Angestrengt wurde die Verfassungsbeschwerde von der Gesellschaft für Freiheitsrechte (GFF) und dem Bündnis Sogenannte Sicherheit. David Werdermann, Jurist und Verfahrenskoordinator der GFF, betonte nach dem Urteil dessen aus seiner Sicht weitreichende Bedeutung: »Das Urteil ist ein Erfolg für die Freiheitsrechte und wird über Mecklenburg-Vorpommern hinaus Auswirkungen haben. Karlsruhe stellt klar: Tiefe Grundrechtseingriffe wie die Wohnraumüberwachung oder die Telekommunikationsüberwachung sind nur gerechtfertigt, wenn eine konkrete Gefahr vorliegt.« Polizeirechtsverschärfungen in verschiedenen Bundesländern, die eine Überwachung weit im Vorfeld einer Gefahr zuließen, verletzten das Grundgesetz, so Werdermann.

Für den innenpolitischen Sprecher der Linksfraktion im Schweriner Landtag, Michael Noetzel, kam das Urteil nicht überraschend: »Die Linksfraktion und das breit getragene Bündnis ›Sogenannte Sicherheit‹ haben bereits vor Verabschiedung im Jahr 2020 auf die Verfassungswidrigkeit der ausgeweiteten Befugnisse hingewiesen.« Das damalige CDU-geführte Innenministerium habe wissentlich den Grundsatz der Verhältnismäßigkeit geopfert. »Aus meiner Sicht ist es äußerst fragwürdig, Gesetze auf den Weg zu bringen, die bewusst übers Ziel hinausschießen, um von Gerichten die verfassungsmäßigen Grenzen ausloten zu lassen. Das ist keine Politik, die sich mit Augenmaß an den tatsächlichen Bedarfen orientiert, sondern sicherheitspolitischer Fanatismus«, so Noetzel.
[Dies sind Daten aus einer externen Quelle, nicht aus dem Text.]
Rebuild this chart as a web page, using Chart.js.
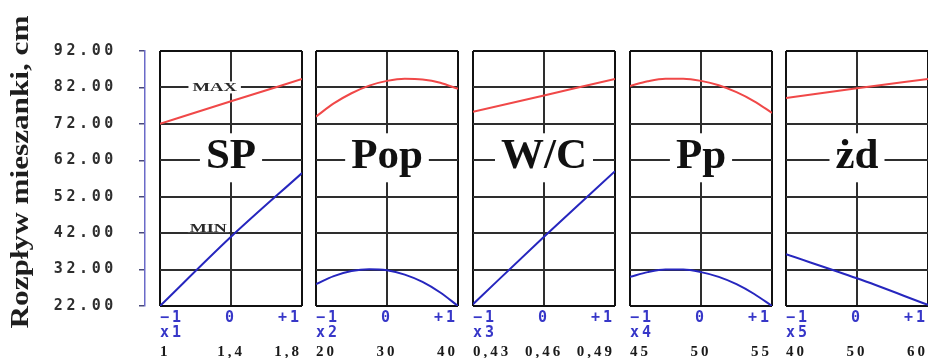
<!DOCTYPE html>
<html lang="pl">
<head>
<meta charset="UTF-8">
<title>Rozpływ mieszanki</title>
<script src="https://cdn.jsdelivr.net/npm/chart.js"></script>
<style>
    body { margin: 0; background: #fff; }
    #wrap { position: relative; width: 928px; height: 358px; overflow: hidden; background: #fff; }
    canvas { position: absolute; top: 0; }
</style>
</head>
<body>
<div id="wrap">
    <canvas id="axis" width="150" height="358" style="left:0px"></canvas>
</div>
<script>
    // coded factor levels
    const xLine = [-1, 0, 1];
    const xCurve = [-1, -0.75, -0.5, -0.25, 0, 0.25, 0.5, 0.75, 1];

    const factors = ['SP', 'Pop', 'W/C', 'Pp', 'żd'];
    const varNames = ['x1', 'x2', 'x3', 'x4', 'x5'];
    const codedTicks = ['−1', '0', '+1'];
    const naturalTicks = [
        ['1', '1,4', '1,8'],
        ['20', '30', '40'],
        ['0,43', '0,46', '0,49'],
        ['45', '50', '55'],
        ['40', '50', '60']
    ];
    const yMin = 22, yMax = 92, yStep = 10;

    // MAX (red) and MIN (blue) spread, cm
    const spMax = [72.0, 78.2, 84.3];
    const spMin = [22.0, 41.0, 58.5];
    const popMax = [74.0, 77.6, 80.4, 82.5, 83.8, 84.4, 84.2, 83.3, 81.6];
    const popMin = [28.0, 30.2, 31.6, 32.1, 31.8, 30.6, 28.6, 25.7, 22.0];
    const wcMax = [75.3, 79.8, 84.3];
    const wcMin = [22.5, 41.0, 59.0];
    const ppMax = [82.4, 83.7, 84.4, 84.4, 83.8, 82.6, 80.7, 78.2, 75.0];
    const ppMin = [30.0, 31.3, 32.0, 32.0, 31.3, 30.0, 28.0, 25.3, 22.0];
    const zdMax = [79.1, 81.8, 84.3];
    const zdMin = [36.2, 29.6, 22.3];

    const panelX = [xLine, xCurve, xLine, xCurve, xLine];
    const panelMax = [spMax, popMax, wcMax, ppMax, zdMax];
    const panelMin = [spMin, popMin, wcMin, ppMin, zdMin];

    // layout
    const panelLeft = [160, 316, 473, 630, 786];
    const panelWidth = 142;
    const PAD = 8;
    const TOP = 51;

    const RED = 'rgb(240, 72, 72)';
    const BLUE = 'rgb(38, 38, 190)';
    const TICKBLUE = 'rgb(55, 55, 200)';

    // wide-looking labels: spaced letters on the whole canvas
    const spacing = (px) => ({
        id: 'spacing',
        beforeDraw(chart) { chart.ctx.letterSpacing = px + 'px'; }
    });

    // stretched text helper
    function wideText(ctx, text, x, y, font, sx, align, baseline) {
        ctx.save();
        ctx.letterSpacing = '0px';
        ctx.font = font;
        ctx.translate(x, y);
        ctx.scale(sx, 1);
        ctx.textAlign = align;
        ctx.textBaseline = baseline;
        ctx.fillText(text, 0, 0);
        ctx.restore();
    }

    const yTitlePlugin = {
        id: 'yTitle',
        afterDraw(chart) {
            const ctx = chart.ctx;
            ctx.save();
            ctx.letterSpacing = '0px';
            ctx.translate(28, 172);
            ctx.rotate(-Math.PI / 2);
            ctx.scale(1.2, 1);
            ctx.font = 'bold 26px "Liberation Serif"';
            ctx.fillStyle = '#1e1e1e';
            ctx.textAlign = 'center';
            ctx.textBaseline = 'alphabetic';
            ctx.fillText('Rozpływ mieszanki, cm', 0, 0);
            ctx.restore();
        }
    };

    // factor name and MAX / MIN notes on white patches
    const panelTextPlugin = {
        id: 'panelText',
        beforeDatasetsDraw(chart, args, opts) {
            const ctx = chart.ctx;
            const xs = chart.scales.x, ys = chart.scales.y;
            const cx = xs.getPixelForValue(0);
            const ly = ys.getPixelForValue(62);

            ctx.save();
            ctx.letterSpacing = '0px';
            ctx.font = 'bold 43px "Liberation Serif"';
            const w = ctx.measureText(opts.title).width;
            ctx.fillStyle = '#fff';
            ctx.fillRect(cx - w / 2 - 6, ly - 27, w + 12, 49);
            ctx.fillStyle = '#111';
            ctx.textAlign = 'center';
            ctx.textBaseline = 'alphabetic';
            ctx.fillText(opts.title, cx, ly + 8);
            ctx.restore();

            (opts.notes || []).forEach(n => {
                const px = xs.getPixelForValue(n.x);
                const py = ys.getPixelForValue(n.y);
                const font = 'bold 12px "Liberation Serif"';
                ctx.save();
                ctx.letterSpacing = '0px';
                ctx.font = font;
                const tw = ctx.measureText(n.text).width * n.sx;
                ctx.fillStyle = '#fff';
                if (n.above) {
                    ctx.fillRect(px - tw / 2 - 2, py - 12, tw + 4, 11);
                } else {
                    ctx.fillRect(px - tw / 2 - 4, py - 6, tw + 8, 12);
                }
                ctx.fillStyle = '#2a2a2a';
                wideText(ctx, n.text, px, n.above ? py - 1 : py + 4, font, n.sx, 'center', 'alphabetic');
                ctx.restore();
            });
        }
    };

    // y axis (only the scale)
    new Chart(document.getElementById('axis'), {
        type: 'line',
        data: { datasets: [] },
        options: {
            animation: false,
            responsive: false,
            events: [],
            layout: { padding: { top: TOP, bottom: 358 - 306, left: 0, right: 4 } },
            plugins: { legend: { display: false }, tooltip: { enabled: false } },
            scales: {
                x: { type: 'linear', display: false, min: 0, max: 1 },
                y: {
                    min: yMin, max: yMax,
                    ticks: {
                        stepSize: yStep,
                        callback: v => v.toFixed(2),
                        font: { family: 'DejaVu Sans Mono', weight: 'bold', size: 15 },
                        color: '#2e2e2e',
                        padding: 22
                    },
                    grid: { drawOnChartArea: false, drawTicks: true, tickLength: 6, color: '#4a4a7a', lineWidth: 1.5 },
                    border: { display: true, color: '#6a6ac8', width: 1.5 },
                    afterFit: s => { s.width = 145; }
                }
            }
        },
        plugins: [spacing(3.6), yTitlePlugin]
    });

    const wrap = document.getElementById('wrap');
    factors.forEach((name, i) => {
        const cv = document.createElement('canvas');
        cv.width = panelWidth + 2 * PAD;
        cv.height = 358;
        cv.style.left = (panelLeft[i] - PAD) + 'px';
        wrap.appendChild(cv);

        const xs = panelX[i];
        const edge = c => (c.tick && (c.tick.value === -1 || c.tick.value === 1 || c.tick.value === yMin || c.tick.value === yMax)) ? '#111' : '#2e2e2e';

        new Chart(cv, {
            type: 'line',
            data: {
                datasets: [
                    {
                        label: 'MAX',
                        data: xs.map((x, k) => ({ x: x, y: panelMax[i][k] })),
                        borderColor: RED, borderWidth: 2, pointRadius: 0,
                        cubicInterpolationMode: 'monotone', fill: false
                    },
                    {
                        label: 'MIN',
                        data: xs.map((x, k) => ({ x: x, y: panelMin[i][k] })),
                        borderColor: BLUE, borderWidth: 2, pointRadius: 0,
                        cubicInterpolationMode: 'monotone', fill: false
                    }
                ]
            },
            options: {
                animation: false,
                responsive: false,
                events: [],
                layout: { padding: { top: TOP, bottom: 0, left: PAD, right: PAD } },
                plugins: {
                    legend: { display: false },
                    tooltip: { enabled: false },
                    panelText: {
                        title: name,
                        notes: i === 0 ? [
                            { text: 'MAX', x: -0.23, y: 82, sx: 1.55 },
                            { text: 'MIN', x: -0.32, y: 42, sx: 1.5, above: true }
                        ] : []
                    }
                },
                scales: {
                    x: {
                        type: 'linear', position: 'bottom', min: -1, max: 1,
                        ticks: {
                            stepSize: 1, autoSkip: false, maxRotation: 0, align: 'inner',
                            callback: (v, k) => codedTicks[k],
                            font: { family: 'DejaVu Sans Mono', weight: 'bold', size: 15 },
                            color: TICKBLUE, padding: 3
                        },
                        grid: { color: edge, lineWidth: 2, drawTicks: false },
                        border: { display: false },
                        title: {
                            display: true, text: varNames[i], align: 'start', color: TICKBLUE,
                            font: { family: 'DejaVu Sans Mono', weight: 'bold', size: 15 },
                            padding: { top: 0, bottom: 0 }
                        },
                        afterFit: s => { s.height = 36; }
                    },
                    xn: {
                        type: 'linear', position: 'bottom', min: -1, max: 1,
                        ticks: {
                            stepSize: 1, autoSkip: false, maxRotation: 0, align: 'inner',
                            callback: (v, k) => naturalTicks[i][k],
                            font: { family: 'Liberation Serif', weight: 'bold', size: 15 },
                            color: '#1a1a1a', padding: 1
                        },
                        grid: { display: false, drawTicks: false },
                        border: { display: false },
                        afterFit: s => { s.height = 16; }
                    },
                    y: {
                        min: yMin, max: yMax,
                        ticks: { display: false, stepSize: yStep },
                        grid: { color: edge, lineWidth: 2, drawTicks: false },
                        border: { display: false },
                        afterFit: s => { s.width = 0; }
                    }
                }
            },
            plugins: [spacing(3), panelTextPlugin]
        });
    });
</script>
</body>
</html>
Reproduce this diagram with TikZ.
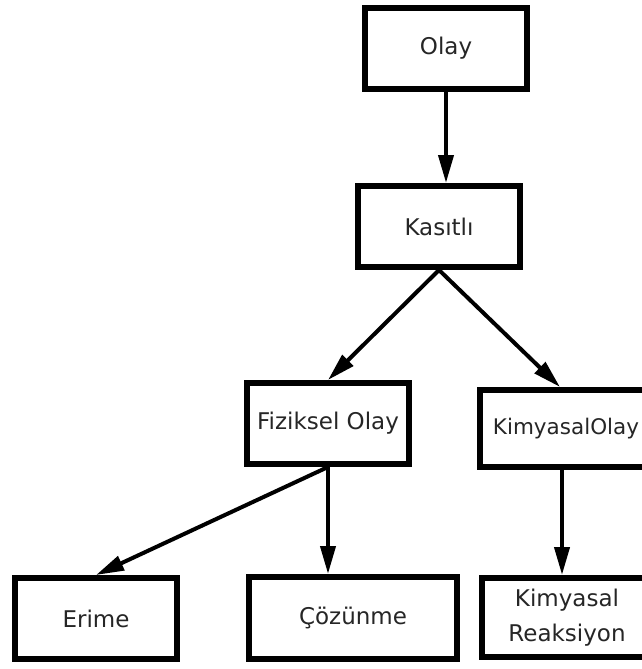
\documentclass[tikz,border=0pt]{standalone}
\usepackage{fontspec}
\setmainfont{DejaVu Sans}
\usetikzlibrary{arrows.meta}
\tikzset{
  box/.style={draw=black, line width=6pt, fill=white, rectangle, inner sep=0pt,
    minimum width=162pt, minimum height=81pt, align=center,
    font=\fontsize{23}{35}\selectfont, text=black!85},
  conn/.style={line width=4pt, -{Triangle[length=28pt,width=15pt]}}
}
\begin{document}
\begin{tikzpicture}[x=1pt,y=-1pt]
\useasboundingbox (0,0) rectangle (642,669);
\clip (0,0) rectangle (642,669);
\fill[white] (0,0) rectangle (642,669);
\node[box] (olay) at (446,48.5) {Olay};
\node[box] (kasitli) at (439,226.5) {Kasıtlı};
\node[box] (fiz) at (328,423.5) {Fiziksel Olay};
\node[box, minimum width=172pt, minimum height=77pt, font=\fontsize{21.5}{30}\selectfont] (kim) at (566,428.5) {KimyasalOlay};
\node[box] (erime) at (96,618.5) {Erime};
\node[box, minimum width=208pt, minimum height=82pt] (coz) at (353,618) {Çözünme};
\node[box, minimum width=170pt, minimum height=79pt] (reak) at (567,617.5) {Kimyasal\\Reaksiyon};
\draw[conn] (olay.south) -- (olay.south |- kasitli.north);
\draw[conn] (kasitli.south) -- ([xshift=-6pt]kim.north);
\draw[conn] (kasitli.south) -- (fiz.north);
\draw[conn] (fiz.south) -- (erime.north);
\draw[conn] (fiz.south) -- (fiz.south |- coz.north);
\draw[conn] ([xshift=-4pt]kim.south) -- ([xshift=-4pt]kim.south |- reak.north);
\end{tikzpicture}
\end{document}
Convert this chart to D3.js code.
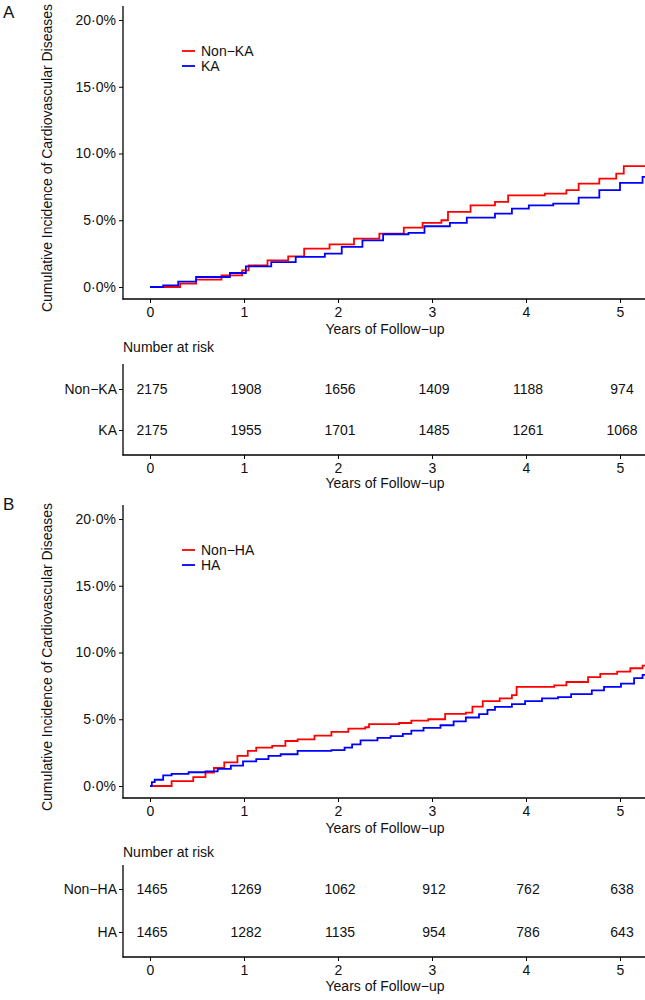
<!DOCTYPE html>
<html>
<head>
<meta charset="utf-8" />
<title>Cumulative incidence</title>
<script src="https://d3js.org/d3.v7.min.js"></script>
<style>
  body { margin: 0; background: #fff; }
  text { font-family: "Liberation Sans", Arial, sans-serif; fill: #111; }
</style>
</head>
<body>
<svg id="chart" width="645" height="1000"></svg>
<script>
// data
var years = [0, 1, 2, 3, 4, 5];
var pctTicks = [0, 5, 10, 15, 20];

var groupsA = ["Non\u2212KA", "KA"];
var groupsB = ["Non\u2212HA", "HA"];

var riskNonKA = [2175, 1908, 1656, 1409, 1188, 974];
var riskKA    = [2175, 1955, 1701, 1485, 1261, 1068];
var riskNonHA = [1465, 1269, 1062, 912, 762, 638];
var riskHA    = [1465, 1282, 1135, 954, 786, 643];

// [year, cumulative incidence %]
var curveNonKA = [[0,0],[0.32,0.25],[0.49,0.55],[0.76,0.87],[0.98,1.25],[1.05,1.62],[1.25,2.0],[1.47,2.3],
  [1.64,2.87],[1.91,3.2],[2.17,3.62],[2.44,4.0],[2.7,4.45],[2.9,4.8],[3.1,5.0],[3.17,5.62],[3.41,6.12],
  [3.67,6.37],[3.81,6.87],[4.2,7.0],[4.43,7.25],[4.56,7.75],[4.78,8.12],[4.96,8.5],[5.04,9.05],[5.3,9.05]];
var curveKA = [[0,0],[0.14,0.12],[0.3,0.4],[0.49,0.75],[0.85,1.05],[1.02,1.55],[1.29,1.87],[1.55,2.25],
  [1.86,2.5],[2.04,3.0],[2.26,3.5],[2.48,3.95],[2.75,4.05],[2.92,4.55],[3.19,4.8],[3.37,5.2],[3.67,5.5],
  [3.85,5.87],[4.03,6.12],[4.29,6.25],[4.56,6.7],[4.78,7.25],[5.0,7.8],[5.24,8.25],[5.3,8.25]];
var curveNonHA = [[0,0],[0.23,0.37],[0.46,0.66],[0.59,1.0],[0.68,1.35],[0.79,1.77],[0.93,2.26],[1.04,2.63],
  [1.13,2.87],[1.3,3.0],[1.44,3.37],[1.57,3.49],[1.75,3.78],[1.93,4.05],[2.11,4.3],[2.29,4.4],[2.33,4.64],
  [2.65,4.72],[2.78,4.9],[2.96,5.0],[3.14,5.4],[3.36,5.5],[3.43,5.95],[3.54,6.36],[3.72,6.56],[3.85,6.8],
  [3.9,7.42],[4.3,7.54],[4.43,7.79],[4.66,8.16],[4.79,8.4],[4.97,8.57],[5.11,8.82],[5.24,9.02],[5.3,9.02]];
var curveHA = [[0,0],[0.02,0.29],[0.05,0.47],[0.14,0.79],[0.23,0.91],[0.41,1.03],[0.59,1.1],[0.72,1.28],
  [0.86,1.52],[0.99,1.84],[1.13,2.01],[1.26,2.26],[1.39,2.38],[1.57,2.63],[1.93,2.68],[2.07,2.87],[2.15,3.12],
  [2.24,3.42],[2.42,3.61],[2.56,3.73],[2.69,3.9],[2.78,4.15],[2.91,4.35],[3.09,4.55],[3.23,4.84],[3.36,5.13],
  [3.5,5.38],[3.59,5.7],[3.67,5.92],[3.85,6.14],[3.99,6.36],[4.17,6.56],[4.34,6.66],[4.48,6.88],[4.7,7.17],
  [4.83,7.42],[5.01,7.67],[5.15,8.08],[5.24,8.33],[5.3,8.33]];

var colors = ["#ff0000", "#0000ff"];

var svg = d3.select("#chart");

// shared x scale (years)
var x = d3.scaleLinear().domain([0, 5]).range([150, 620]);
var xLeft = 123, xRight = 645;

// p: offsets for the plot part, t: absolute layout of the risk table
function drawPanel(p, t, letter, groups, curves, risks) {
  var g = svg.append("g").attr("transform", "translate(0," + p.oy + ")");

  g.append("text").attr("x", 3).attr("y", p.letterY).style("font-size", "17px").text(letter);

  // ---- curve plot ----
  var y = d3.scaleLinear().domain([0, 20]).range([287, 20]);
  var yTop = y(21.05), yBot = 299;

  g.append("clipPath").attr("id", "clip" + letter)
    .append("rect").attr("x", xLeft).attr("y", yTop).attr("width", xRight - xLeft).attr("height", yBot - yTop);

  var line = d3.line().x(function(d) { return x(d[0]); }).y(function(d) { return y(d[1]); })
    .curve(d3.curveStepAfter);

  curves.forEach(function(c, i) {
    g.append("path").datum(c).attr("d", line)
      .attr("fill", "none").attr("stroke", colors[i]).attr("stroke-width", 1.8)
      .attr("clip-path", "url(#clip" + letter + ")");
  });

  var yAxis = d3.axisLeft(y).tickValues(pctTicks).tickSize(4).tickPadding(3)
    .tickFormat(function(d) { return d.toFixed(1).replace(".", "\u00B7") + "%"; });
  var ya = g.append("g").attr("transform", "translate(" + xLeft + ",0)").call(yAxis);
  ya.select(".domain").remove();
  ya.append("line").attr("x1", 0).attr("x2", 0).attr("y1", yTop).attr("y2", yBot + 0.5)
    .attr("stroke", "#000").attr("stroke-width", 1.3);

  var xAxis = d3.axisBottom(x).tickValues(years).tickSize(4).tickPadding(4).tickFormat(d3.format("d"));
  var xa = g.append("g").attr("transform", "translate(0," + yBot + ")").call(xAxis);
  xa.select(".domain").remove();
  xa.append("line").attr("x1", xLeft - 0.5).attr("x2", xRight).attr("y1", 0).attr("y2", 0)
    .attr("stroke", "#000").attr("stroke-width", 1.3);

  g.append("text").attr("x", x(2.5)).attr("y", 334).attr("text-anchor", "middle")
    .style("font-size", "14px").text("Years of Follow\u2212up");

  g.append("text").attr("transform", "translate(52,158) rotate(-90)").attr("text-anchor", "middle")
    .style("font-size", "14px").text("Cumulative Incidence of Cardiovascular Diseases");

  // legend
  groups.forEach(function(name, i) {
    var ly = 51 + i * 15;
    g.append("line").attr("x1", 182).attr("x2", 195).attr("y1", ly).attr("y2", ly)
      .attr("stroke", colors[i]).attr("stroke-width", 1.8);
    g.append("text").attr("x", 201).attr("y", ly + 5).style("font-size", "14px").text(name);
  });

  // ---- number at risk table ----
  var tg = svg.append("g");
  tg.append("text").attr("x", xLeft).attr("y", t.head + 5).style("font-size", "14px").text("Number at risk");

  var rowY = d3.scalePoint().domain(groups).range(t.rows);

  risks.forEach(function(r, i) {
    tg.selectAll(null).data(r).enter().append("text")
      .attr("x", function(d, j) { return x(years[j]) + 2; })
      .attr("y", rowY(groups[i]) + 5)
      .attr("text-anchor", "middle").style("font-size", "14px")
      .text(function(d) { return d; });
  });

  var ta = tg.append("g").attr("transform", "translate(" + xLeft + ",0)")
    .call(d3.axisLeft(rowY).tickSize(4).tickPadding(2));
  ta.select(".domain").remove();
  ta.append("line").attr("x1", 0).attr("x2", 0).attr("y1", t.top).attr("y2", t.bot + 0.5)
    .attr("stroke", "#000").attr("stroke-width", 1.3);

  var tx = tg.append("g").attr("transform", "translate(0," + t.bot + ")").call(xAxis);
  tx.select(".domain").remove();
  tx.append("line").attr("x1", xLeft - 0.5).attr("x2", xRight).attr("y1", 0).attr("y2", 0)
    .attr("stroke", "#000").attr("stroke-width", 1.3);

  tg.append("text").attr("x", x(2.5)).attr("y", t.title + 5).attr("text-anchor", "middle")
    .style("font-size", "14px").text("Years of Follow\u2212up");

  [g, tg].forEach(function(s) {
    s.selectAll(".tick text").style("font-size", "14px").style("font-family", "Liberation Sans, Arial, sans-serif")
      .attr("fill", "#111");
    s.selectAll(".tick line").attr("stroke", "#000").attr("stroke-width", 1);
  });
}

drawPanel({ oy: 0, letterY: 18 }, { head: 347, top: 364, rows: [389, 430], bot: 455, title: 483 },
  "A", groupsA, [curveNonKA, curveKA], [riskNonKA, riskKA]);
drawPanel({ oy: 499, letterY: 11 }, { head: 852, top: 865, rows: [889, 932], bot: 957, title: 986 },
  "B", groupsB, [curveNonHA, curveHA], [riskNonHA, riskHA]);
</script>
</body>
</html>
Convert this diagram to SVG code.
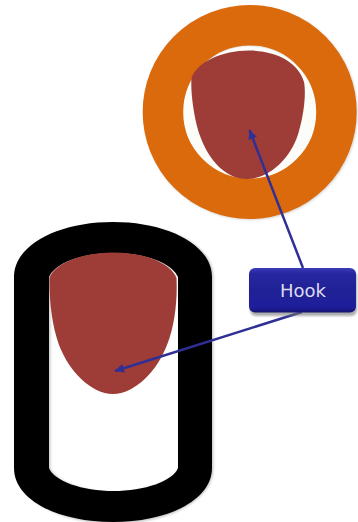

Auch die Grünen im Landtag sprechen von einem »Scheitern mit Ansage«. Die Ignoranz gegenüber Grundwerten der Verfassung müsse ein Ende haben, fordert Constanze Oehlrich, innen- und rechtspolitische Sprecherin der Fraktion. »Die Grundrechte auf informationelle Selbstbestimmung, auf Schutz der Vertraulichkeit und Integrität informationstechnischer Systeme und auf die Wahrung des Fernmeldegeheimnisses, die durch diese SOG-Novelle verletzt werden, schützen die Freiheit der Bürger*innen und sind somit eine tragende Säule unserer Demokratie.«

Mecklenburg-Vorpommerns Innenminister Christian Pegel (SPD) kündigte am Mittwoch an, dem Landtag bis Jahresende einen Entwurf zur Änderung des Polizeigesetzes vorzulegen. Dabei würden die Vorgaben aus Karlsruhe eins zu eins umgesetzt, so Pegel.